What is Section 8 housing in the US?

Section 8 is a federal rental assistance program in the US run by the Department of Housing and Urban Development (HUD) that helps low-income families and individuals afford decent and safe housing in the private market. 

The program provides eligible households housing choice vouchers that cover a portion of the rent directly to the landlord, with the tenant paying the remaining amount. Property owners who participate in Section 8 agree to rent units to qualified individuals and families at a rate approved by the program.

How can I invest in Section 8 housing?

There are several ways to invest in Section 8 housing:

  1. Direct ownership: You can purchase a property approved for Section 8 and rent it to a qualified tenant using a voucher and receive rent subsidized by the government.
  2. Real estate investment trusts (REITs): REITs pool investor funds to purchase and manage income-producing real estate, including affordable housing.
  3. Limited partnerships: Limited Liability Companies (LLCs) offer another option for investors to pool resources and invest in affordable housing projects.
What is the difference between multi-family and single-family properties?

Single-family property: This refers to a standalone house or unit designed for and rented to one household.

Multi-family property: This refers to a property containing multiple dwelling units, such as a duplex, apartment building, or condominium complex.

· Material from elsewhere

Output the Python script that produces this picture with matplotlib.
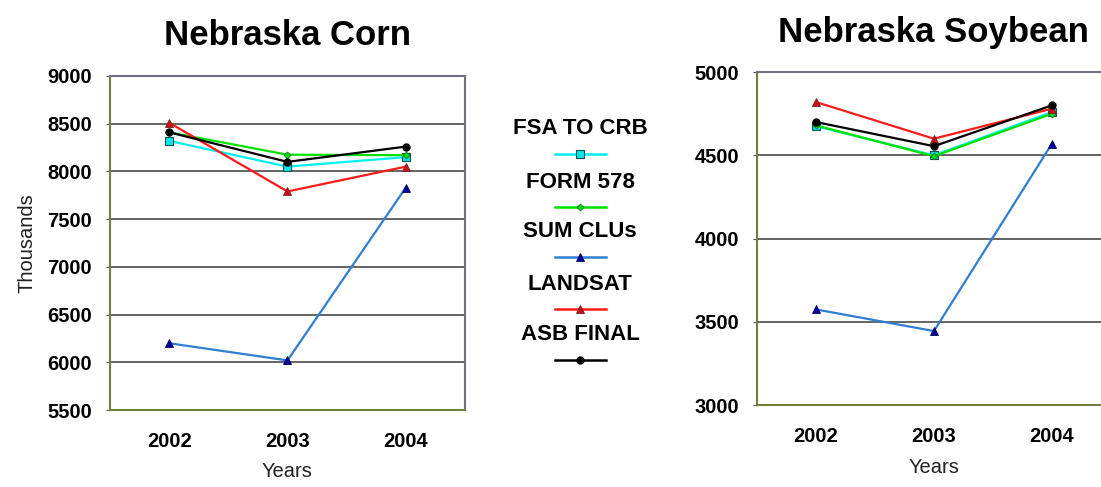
import matplotlib.pyplot as plt
from matplotlib.lines import Line2D

plt.rcParams['font.family'] = ['Liberation Sans', 'DejaVu Sans']

years = ['2002', '2003', '2004']
series_names = ['FSA TO CRB', 'FORM 578', 'SUM CLUs', 'LANDSAT', 'ASB FINAL']

# Nebraska corn acreage (thousands)
corn_fsa = [8320, 8050, 8150]
corn_form578 = [8410, 8175, 8170]
corn_clus = [6200, 6020, 7830]
corn_landsat = [8510, 7790, 8050]
corn_asb = [8410, 8100, 8260]

# Nebraska soybean acreage (thousands)
soy_fsa = [4675, 4500, 4760]
soy_form578 = [4680, 4495, 4750]
soy_clus = [3575, 3445, 4570]
soy_landsat = [4820, 4600, 4780]
soy_asb = [4700, 4555, 4800]

corn_ticks = [5500, 6000, 6500, 7000, 7500, 8000, 8500, 9000]
soy_ticks = [3000, 3500, 4000, 4500, 5000]

styles = [
    dict(color='#00f0f0', marker='s', markersize=6, markerfacecolor='#00e8e8',
         markeredgecolor='#105050', markeredgewidth=0.8),
    dict(color='#00e000', marker='D', markersize=3.5, markerfacecolor='#00e000',
         markeredgecolor='#207020', markeredgewidth=0.6),
    dict(color='#2f7fd0', marker='^', markersize=6, markerfacecolor='#0000a0',
         markeredgecolor='#000060', markeredgewidth=0.6),
    dict(color='#ff1a1a', marker='^', markersize=6, markerfacecolor='#d01010',
         markeredgecolor='#702020', markeredgewidth=0.6),
    dict(color='#000000', marker='o', markersize=5, markerfacecolor='#000000',
         markeredgecolor='#000000'),
]

fig = plt.figure(figsize=(11.01, 4.87), dpi=100)
fig.patch.set_facecolor('white')


def draw_panel(ax, data, ticks, title):
    x = range(len(years))
    for vals, st in zip(data, styles):
        ax.plot(x, vals, linewidth=1.6, zorder=3, **st)
    ax.set_xlim(-0.5, len(years) - 0.5)
    ax.set_ylim(ticks[0], ticks[-1])
    ax.set_xticks(list(x))
    ax.set_xticklabels(years, fontsize=14.5, fontweight='bold')
    ax.set_yticks(ticks)
    ax.set_yticklabels([str(t) for t in ticks], fontsize=14.5, fontweight='bold')
    ax.tick_params(axis='x', length=0, pad=16)
    ax.tick_params(axis='y', length=3, pad=10, color='#555555')
    ax.grid(True, axis='y', color='#4a4a4a', linewidth=1.2, zorder=1)
    ax.set_axisbelow(True)
    ax.spines['left'].set_color('#6f7f40')
    ax.spines['bottom'].set_color('#6f7f40')
    ax.spines['top'].set_color('#707080')
    ax.spines['right'].set_color('#707080')
    for s in ax.spines.values():
        s.set_linewidth(1.5)
    ax.set_title(title, fontsize=25, fontweight='bold', pad=22)
    ax.set_xlabel('Years', fontsize=14.5, labelpad=8, color='#222222')


ax1 = fig.add_axes([0.0999, 0.158, 0.3224, 0.686])
draw_panel(ax1, [corn_fsa, corn_form578, corn_clus, corn_landsat, corn_asb],
           corn_ticks, 'Nebraska Corn')
ax1.set_ylabel('Thousands', fontsize=14.5, labelpad=8, color='#222222')

ax2 = fig.add_axes([0.6875, 0.168, 0.3215, 0.684])
draw_panel(ax2, [soy_fsa, soy_form578, soy_clus, soy_landsat, soy_asb],
           soy_ticks, 'Nebraska Soybean')

# legend between the panels: each label sits above its line sample
label_y = [129, 182, 232, 284, 335]  # pixel rows from the top
for name, st, ly in zip(series_names, styles, label_y):
    fy = 1 - ly / 487
    fig.text(0.5268, fy, name, fontsize=16, fontweight='bold',
             ha='center', va='center')
    sy = 1 - (ly + 25) / 487
    fig.add_artist(Line2D([0.5045, 0.5268, 0.5504], [sy, sy, sy],
                          linewidth=1.8, transform=fig.transFigure,
                          markevery=[1], **st))

fig.savefig('out.png', dpi=100, facecolor='white')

Multi-family properties offer the potential for higher rental income but typically require different management strategies and considerations compared to single-family homes.

What is the difference between buying and flipping houses?

Buying and holding: This involves purchasing a property to keep it as a long-term investment, generating rental income and potentially appreciating in value over time.

Flipping: This involves buying a property, renovating it to increase its value, and then selling it quickly for a profit. This is a more hands-on strategy with higher risks and rewards compared to buying and holding.

How much do I need to start investing in affordable housing real estate?

The minimum investment required varies depending on the chosen method. Direct ownership typically requires a higher initial investment for the property purchase, and renovation up to Section 8 standards, while other options like REITs might have lower minimum investment amounts.

Do I need to be a US citizen to invest and own the property?

No, US citizenship is not a mandatory requirement for investing in affordable housing in the US. However, specific restrictions or regulations might apply depending on the investment method and your residency status.

It’s crucial to consult with a professional to understand the legal and tax implications for non-citizens.

Do I need to pay US tax as an overseas investor?

This depends on the type of investment, your residency status, and any applicable tax treaties between your home country and the US.

Consulting with a tax professional specializing in international investments is highly recommended.